**Task requirements:**
Skip the pictures. Set down, word for word, the lines from the start of the material up to and including the line with "import * as".

**Given data:**
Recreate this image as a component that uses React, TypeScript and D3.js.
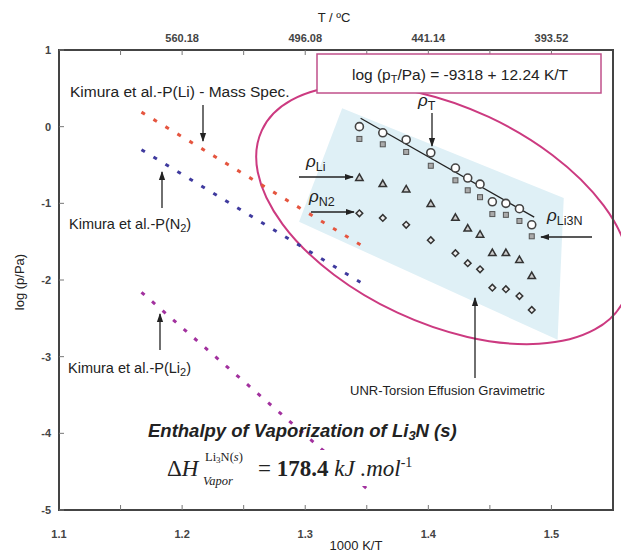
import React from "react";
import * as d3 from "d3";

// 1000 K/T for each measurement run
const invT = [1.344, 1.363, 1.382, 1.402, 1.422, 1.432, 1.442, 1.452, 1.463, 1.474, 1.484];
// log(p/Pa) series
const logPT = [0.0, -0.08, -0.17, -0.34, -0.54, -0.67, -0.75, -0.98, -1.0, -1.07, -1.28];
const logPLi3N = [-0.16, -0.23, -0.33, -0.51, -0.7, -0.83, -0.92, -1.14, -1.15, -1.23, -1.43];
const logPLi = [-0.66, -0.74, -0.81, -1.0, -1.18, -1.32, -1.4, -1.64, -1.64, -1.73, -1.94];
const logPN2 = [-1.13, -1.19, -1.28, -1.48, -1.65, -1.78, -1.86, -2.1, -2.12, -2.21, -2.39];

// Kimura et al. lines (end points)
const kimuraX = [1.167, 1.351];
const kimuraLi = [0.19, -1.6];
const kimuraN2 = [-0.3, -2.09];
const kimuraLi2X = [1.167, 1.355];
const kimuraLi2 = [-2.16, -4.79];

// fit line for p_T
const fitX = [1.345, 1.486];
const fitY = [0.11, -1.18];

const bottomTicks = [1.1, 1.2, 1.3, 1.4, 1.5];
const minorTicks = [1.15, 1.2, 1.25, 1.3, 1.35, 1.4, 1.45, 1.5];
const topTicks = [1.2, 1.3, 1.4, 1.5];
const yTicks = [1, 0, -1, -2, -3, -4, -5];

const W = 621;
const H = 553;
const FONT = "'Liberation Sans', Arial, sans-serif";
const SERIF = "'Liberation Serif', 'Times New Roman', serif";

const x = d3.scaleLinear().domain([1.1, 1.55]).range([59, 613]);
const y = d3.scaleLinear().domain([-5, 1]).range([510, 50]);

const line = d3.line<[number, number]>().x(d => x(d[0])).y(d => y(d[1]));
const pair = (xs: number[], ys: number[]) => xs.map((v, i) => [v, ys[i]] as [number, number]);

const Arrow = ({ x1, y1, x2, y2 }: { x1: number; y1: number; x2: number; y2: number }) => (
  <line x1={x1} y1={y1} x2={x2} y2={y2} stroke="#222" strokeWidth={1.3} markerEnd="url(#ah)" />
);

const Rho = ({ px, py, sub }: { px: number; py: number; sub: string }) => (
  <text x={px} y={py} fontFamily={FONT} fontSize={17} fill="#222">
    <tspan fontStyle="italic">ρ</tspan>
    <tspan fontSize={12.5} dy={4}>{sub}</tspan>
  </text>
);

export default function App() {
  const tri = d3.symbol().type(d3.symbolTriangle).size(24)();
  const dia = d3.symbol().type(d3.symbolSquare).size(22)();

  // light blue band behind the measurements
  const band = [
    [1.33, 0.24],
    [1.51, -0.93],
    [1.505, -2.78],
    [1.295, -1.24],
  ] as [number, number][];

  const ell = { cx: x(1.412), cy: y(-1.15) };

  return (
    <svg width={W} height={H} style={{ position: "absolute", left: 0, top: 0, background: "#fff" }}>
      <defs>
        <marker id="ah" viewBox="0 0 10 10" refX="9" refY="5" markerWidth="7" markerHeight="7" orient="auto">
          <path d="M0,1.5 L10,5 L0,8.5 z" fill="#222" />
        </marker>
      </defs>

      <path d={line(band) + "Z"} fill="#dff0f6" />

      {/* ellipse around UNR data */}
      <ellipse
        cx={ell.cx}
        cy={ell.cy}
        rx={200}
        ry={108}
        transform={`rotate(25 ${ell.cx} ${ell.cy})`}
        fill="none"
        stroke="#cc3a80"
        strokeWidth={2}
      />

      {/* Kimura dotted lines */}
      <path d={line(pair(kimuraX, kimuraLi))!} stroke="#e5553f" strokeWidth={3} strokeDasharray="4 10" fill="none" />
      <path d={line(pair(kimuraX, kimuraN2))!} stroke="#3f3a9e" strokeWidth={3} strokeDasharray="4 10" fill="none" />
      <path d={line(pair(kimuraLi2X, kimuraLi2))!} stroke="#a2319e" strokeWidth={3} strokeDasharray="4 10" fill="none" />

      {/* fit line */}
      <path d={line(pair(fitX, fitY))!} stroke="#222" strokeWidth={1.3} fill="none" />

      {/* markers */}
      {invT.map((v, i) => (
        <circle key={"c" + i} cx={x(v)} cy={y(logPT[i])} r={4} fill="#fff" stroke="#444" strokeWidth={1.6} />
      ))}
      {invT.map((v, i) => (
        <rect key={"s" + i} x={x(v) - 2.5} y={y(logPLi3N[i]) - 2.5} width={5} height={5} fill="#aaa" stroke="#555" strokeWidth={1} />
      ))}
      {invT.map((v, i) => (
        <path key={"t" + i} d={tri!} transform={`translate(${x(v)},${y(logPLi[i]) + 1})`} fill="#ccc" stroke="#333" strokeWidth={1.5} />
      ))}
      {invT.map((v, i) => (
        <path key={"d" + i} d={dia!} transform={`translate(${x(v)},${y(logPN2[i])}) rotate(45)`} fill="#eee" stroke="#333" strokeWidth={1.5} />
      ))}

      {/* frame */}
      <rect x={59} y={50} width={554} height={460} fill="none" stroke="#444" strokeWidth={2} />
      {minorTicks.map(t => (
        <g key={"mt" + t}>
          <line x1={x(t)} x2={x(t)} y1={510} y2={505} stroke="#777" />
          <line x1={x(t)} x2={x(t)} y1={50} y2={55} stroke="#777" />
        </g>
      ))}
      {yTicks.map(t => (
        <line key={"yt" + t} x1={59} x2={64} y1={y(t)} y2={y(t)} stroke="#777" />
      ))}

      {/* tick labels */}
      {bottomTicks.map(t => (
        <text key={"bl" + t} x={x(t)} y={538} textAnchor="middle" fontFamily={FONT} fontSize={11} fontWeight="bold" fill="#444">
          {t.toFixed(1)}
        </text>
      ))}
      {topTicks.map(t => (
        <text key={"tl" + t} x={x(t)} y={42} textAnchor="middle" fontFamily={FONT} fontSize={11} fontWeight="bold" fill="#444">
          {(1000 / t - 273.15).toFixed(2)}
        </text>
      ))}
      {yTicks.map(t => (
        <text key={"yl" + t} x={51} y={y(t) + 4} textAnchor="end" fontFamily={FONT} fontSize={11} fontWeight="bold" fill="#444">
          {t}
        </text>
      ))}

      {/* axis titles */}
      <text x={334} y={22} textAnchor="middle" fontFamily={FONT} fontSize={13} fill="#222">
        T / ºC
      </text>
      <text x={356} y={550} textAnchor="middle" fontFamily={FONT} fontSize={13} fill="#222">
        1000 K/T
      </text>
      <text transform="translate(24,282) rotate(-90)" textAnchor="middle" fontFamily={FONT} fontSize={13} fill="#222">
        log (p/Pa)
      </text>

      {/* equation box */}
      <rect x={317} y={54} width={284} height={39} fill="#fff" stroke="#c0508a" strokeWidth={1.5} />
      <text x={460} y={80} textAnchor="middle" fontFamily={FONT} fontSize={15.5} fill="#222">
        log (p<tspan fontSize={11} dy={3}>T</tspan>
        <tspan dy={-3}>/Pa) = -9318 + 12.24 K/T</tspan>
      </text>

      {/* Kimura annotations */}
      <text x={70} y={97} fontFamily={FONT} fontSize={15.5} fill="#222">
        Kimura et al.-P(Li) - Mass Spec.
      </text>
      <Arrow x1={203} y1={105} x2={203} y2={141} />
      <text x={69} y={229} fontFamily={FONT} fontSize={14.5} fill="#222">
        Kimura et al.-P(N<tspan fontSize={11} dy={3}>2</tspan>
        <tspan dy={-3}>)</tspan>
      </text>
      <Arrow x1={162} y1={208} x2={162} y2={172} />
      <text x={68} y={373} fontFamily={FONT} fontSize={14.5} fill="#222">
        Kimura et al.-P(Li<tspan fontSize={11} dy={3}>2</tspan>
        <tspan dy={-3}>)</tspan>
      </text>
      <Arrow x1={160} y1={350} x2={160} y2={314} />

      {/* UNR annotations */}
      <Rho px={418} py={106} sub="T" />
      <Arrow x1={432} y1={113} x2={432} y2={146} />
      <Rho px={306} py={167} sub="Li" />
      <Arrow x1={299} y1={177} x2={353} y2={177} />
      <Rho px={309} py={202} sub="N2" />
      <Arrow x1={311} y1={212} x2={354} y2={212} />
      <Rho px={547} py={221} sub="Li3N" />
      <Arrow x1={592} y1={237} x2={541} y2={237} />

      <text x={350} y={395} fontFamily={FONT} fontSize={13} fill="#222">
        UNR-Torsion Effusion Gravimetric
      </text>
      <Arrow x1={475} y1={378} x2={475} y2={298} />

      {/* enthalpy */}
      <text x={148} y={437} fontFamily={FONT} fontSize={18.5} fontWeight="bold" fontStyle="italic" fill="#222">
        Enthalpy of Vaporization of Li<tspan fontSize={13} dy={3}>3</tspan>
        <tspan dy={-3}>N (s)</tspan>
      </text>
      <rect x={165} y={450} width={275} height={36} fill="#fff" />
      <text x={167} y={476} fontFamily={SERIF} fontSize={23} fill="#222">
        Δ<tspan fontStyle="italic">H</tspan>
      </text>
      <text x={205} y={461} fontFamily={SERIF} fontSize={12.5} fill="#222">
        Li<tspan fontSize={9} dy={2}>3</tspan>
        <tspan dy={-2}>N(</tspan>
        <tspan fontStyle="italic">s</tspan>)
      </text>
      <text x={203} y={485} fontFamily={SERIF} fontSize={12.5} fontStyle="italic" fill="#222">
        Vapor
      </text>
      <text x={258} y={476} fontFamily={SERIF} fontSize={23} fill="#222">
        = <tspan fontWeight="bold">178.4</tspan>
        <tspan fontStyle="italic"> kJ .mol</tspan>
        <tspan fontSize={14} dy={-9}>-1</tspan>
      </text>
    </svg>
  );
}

**Written answer:**
Recreate this image as a component that uses React, TypeScript and D3.js.
import React from "react";
import * as d3 from "d3";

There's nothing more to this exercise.